With the end of the financial year near at hand, it’s time to think about how you plan to spend your tax refund for 2012/2013.
When you start thinking about ways to get rid of those dollars from the ATO, new clothes or a new laptop obviously sound very appealing. But if you really want to get the most out of your tax refund, it pays to look a little closer to home – literally.
Putting your refund towards your mortgage may not sound very exciting, but it could save you thousands of dollars in the long term, as well as bring you one step closer to owning your own home outright.
If you’re still not convinced, you might be surprised by how much you can actually save!
Small steps, big savings
When you take out a home loan, you will have to pay interest on the total amount borrowed or the total value of the loan. How much interest you pay over the life of the loan will ultimately depend on the size of the loan, as well as the interest rate.
While I’m sure this is hardly surprising, what may shock you is exactly how much this interest adds up to over a period of 25 years.
For instance, a borrower who takes on a home loan of $300,000, with a standard variable interest rate of 6.15%, will pay $288,151 in interest over the life of the loan – that’s nearly as much as the principal sum itself!

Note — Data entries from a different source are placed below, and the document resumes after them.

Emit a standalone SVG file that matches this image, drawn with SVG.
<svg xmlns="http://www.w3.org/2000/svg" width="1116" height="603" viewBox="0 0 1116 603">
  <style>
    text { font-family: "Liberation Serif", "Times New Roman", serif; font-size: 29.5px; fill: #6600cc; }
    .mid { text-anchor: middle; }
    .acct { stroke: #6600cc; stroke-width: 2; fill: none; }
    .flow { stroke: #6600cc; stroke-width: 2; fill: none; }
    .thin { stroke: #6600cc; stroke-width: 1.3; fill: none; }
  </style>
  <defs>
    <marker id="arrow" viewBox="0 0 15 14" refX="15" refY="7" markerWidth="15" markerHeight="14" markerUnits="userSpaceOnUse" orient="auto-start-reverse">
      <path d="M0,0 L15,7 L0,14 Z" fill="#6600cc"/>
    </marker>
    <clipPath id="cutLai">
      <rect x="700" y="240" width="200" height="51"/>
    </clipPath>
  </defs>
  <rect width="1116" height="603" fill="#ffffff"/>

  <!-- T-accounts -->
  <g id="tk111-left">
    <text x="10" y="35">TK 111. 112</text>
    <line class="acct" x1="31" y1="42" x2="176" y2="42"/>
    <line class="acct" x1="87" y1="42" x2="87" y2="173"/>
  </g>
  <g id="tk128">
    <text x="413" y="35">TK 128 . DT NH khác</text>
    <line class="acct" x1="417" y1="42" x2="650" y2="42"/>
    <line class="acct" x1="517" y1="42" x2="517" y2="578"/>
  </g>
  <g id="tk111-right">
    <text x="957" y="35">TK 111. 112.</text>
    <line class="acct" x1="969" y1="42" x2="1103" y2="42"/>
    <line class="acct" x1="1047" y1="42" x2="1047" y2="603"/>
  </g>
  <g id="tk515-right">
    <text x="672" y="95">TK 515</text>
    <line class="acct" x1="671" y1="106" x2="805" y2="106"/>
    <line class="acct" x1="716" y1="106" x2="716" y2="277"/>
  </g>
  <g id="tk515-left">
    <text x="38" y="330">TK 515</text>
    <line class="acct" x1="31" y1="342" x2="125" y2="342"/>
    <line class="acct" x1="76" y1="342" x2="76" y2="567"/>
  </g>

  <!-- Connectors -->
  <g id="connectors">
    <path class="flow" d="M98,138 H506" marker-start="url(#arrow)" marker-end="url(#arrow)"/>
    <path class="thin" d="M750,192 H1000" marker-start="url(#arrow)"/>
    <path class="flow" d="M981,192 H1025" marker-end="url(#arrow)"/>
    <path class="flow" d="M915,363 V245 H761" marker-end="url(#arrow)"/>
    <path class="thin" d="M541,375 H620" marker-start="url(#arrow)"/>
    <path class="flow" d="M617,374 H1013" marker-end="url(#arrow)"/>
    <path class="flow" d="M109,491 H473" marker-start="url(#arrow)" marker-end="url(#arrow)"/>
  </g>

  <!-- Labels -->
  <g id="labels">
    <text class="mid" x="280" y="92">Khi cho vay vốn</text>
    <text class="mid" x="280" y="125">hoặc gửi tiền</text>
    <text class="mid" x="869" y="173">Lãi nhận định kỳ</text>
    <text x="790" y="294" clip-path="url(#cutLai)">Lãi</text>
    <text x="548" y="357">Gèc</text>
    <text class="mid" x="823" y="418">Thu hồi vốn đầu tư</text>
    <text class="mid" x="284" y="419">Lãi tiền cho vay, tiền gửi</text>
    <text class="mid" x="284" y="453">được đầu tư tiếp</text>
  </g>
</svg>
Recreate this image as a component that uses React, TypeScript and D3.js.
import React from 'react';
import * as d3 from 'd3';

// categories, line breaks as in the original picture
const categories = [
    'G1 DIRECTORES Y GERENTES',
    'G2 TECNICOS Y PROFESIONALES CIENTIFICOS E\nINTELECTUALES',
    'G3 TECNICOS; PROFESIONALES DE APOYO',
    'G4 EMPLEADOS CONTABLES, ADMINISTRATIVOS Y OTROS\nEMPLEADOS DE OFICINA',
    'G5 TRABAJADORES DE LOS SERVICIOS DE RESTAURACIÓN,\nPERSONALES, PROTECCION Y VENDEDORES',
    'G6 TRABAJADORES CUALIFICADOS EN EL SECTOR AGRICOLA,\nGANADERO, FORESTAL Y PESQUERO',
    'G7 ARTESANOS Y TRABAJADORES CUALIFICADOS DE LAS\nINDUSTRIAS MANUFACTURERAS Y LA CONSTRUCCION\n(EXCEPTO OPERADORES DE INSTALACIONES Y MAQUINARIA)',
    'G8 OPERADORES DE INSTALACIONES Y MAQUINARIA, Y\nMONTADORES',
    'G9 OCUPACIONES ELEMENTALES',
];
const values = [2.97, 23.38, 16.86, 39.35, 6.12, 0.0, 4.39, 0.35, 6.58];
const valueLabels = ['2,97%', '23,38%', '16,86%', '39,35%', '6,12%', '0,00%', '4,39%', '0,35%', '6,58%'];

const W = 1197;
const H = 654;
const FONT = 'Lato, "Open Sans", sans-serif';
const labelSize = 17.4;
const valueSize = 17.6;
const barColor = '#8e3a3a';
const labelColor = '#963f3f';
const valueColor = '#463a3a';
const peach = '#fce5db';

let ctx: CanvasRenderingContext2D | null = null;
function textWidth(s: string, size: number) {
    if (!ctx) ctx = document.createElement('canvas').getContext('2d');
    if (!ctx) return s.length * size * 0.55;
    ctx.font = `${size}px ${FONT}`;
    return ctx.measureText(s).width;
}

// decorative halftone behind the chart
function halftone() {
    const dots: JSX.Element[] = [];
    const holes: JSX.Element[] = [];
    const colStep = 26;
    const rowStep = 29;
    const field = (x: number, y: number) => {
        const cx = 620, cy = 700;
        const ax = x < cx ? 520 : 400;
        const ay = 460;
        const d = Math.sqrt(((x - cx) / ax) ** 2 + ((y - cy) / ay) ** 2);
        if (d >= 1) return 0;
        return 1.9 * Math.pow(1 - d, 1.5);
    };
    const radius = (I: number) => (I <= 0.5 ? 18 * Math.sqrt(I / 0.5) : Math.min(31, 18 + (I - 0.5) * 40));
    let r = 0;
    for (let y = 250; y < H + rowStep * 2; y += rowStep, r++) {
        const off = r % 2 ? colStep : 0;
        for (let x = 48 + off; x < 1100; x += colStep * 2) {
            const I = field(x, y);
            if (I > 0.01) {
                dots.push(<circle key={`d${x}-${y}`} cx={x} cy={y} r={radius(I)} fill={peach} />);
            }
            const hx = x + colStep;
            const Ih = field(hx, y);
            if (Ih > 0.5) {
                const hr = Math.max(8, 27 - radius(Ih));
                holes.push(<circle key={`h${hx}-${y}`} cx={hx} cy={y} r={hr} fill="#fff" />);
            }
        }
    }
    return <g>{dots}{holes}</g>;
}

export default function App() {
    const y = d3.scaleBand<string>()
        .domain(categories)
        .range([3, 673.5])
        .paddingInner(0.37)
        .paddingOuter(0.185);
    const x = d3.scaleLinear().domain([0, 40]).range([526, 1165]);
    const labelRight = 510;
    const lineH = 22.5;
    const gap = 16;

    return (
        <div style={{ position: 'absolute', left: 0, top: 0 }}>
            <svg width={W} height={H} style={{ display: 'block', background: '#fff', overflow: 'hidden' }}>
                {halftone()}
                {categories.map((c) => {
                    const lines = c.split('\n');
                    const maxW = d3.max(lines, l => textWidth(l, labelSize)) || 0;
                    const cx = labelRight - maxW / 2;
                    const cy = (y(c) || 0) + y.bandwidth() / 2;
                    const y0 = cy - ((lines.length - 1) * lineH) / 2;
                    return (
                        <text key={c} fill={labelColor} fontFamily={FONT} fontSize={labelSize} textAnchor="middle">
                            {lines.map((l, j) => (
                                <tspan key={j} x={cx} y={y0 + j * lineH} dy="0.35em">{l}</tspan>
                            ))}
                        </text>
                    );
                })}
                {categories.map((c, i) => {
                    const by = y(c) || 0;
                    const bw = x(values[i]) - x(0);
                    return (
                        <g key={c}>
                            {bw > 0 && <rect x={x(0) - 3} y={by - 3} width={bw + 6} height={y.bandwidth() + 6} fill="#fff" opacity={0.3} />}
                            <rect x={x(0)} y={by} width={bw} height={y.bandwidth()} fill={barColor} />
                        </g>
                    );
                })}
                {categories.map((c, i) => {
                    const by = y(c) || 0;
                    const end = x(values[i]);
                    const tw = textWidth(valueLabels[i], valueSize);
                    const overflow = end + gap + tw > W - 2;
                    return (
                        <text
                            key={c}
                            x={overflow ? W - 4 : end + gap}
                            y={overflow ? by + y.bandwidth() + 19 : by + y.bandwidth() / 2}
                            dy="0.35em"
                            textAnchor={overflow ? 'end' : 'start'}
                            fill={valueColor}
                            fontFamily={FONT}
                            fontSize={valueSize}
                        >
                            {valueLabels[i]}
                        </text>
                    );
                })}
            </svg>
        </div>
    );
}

There is only one way to avoid paying that much and that is to drive down the mortgage with additional repayments.
Using your tax refund to drive down the amount owing on your mortgage can be a powerful and effective way to reduce the interest payable, saving you thousands over the long term.
Based on the example above, if you were to receive a refund of $1,000 and you put the refund straight into your home loan account, you could save approximately $3,600 in interest and reduce your home loan by up to two months off the lifespan of the loan.
Apply this strategy over the life of the loan and you are looking at a saving of tens of thousands of dollars, as well as wiping years off the life of the loan.
The best part of this mortgage reduction strategy is that you hardly notice the pinch.
So, at the start of the new financial year, dedicate all or a significant portion of your tax refund to your mortgage, make regular, extra repayments part of your loan management strategy and reap the rewards.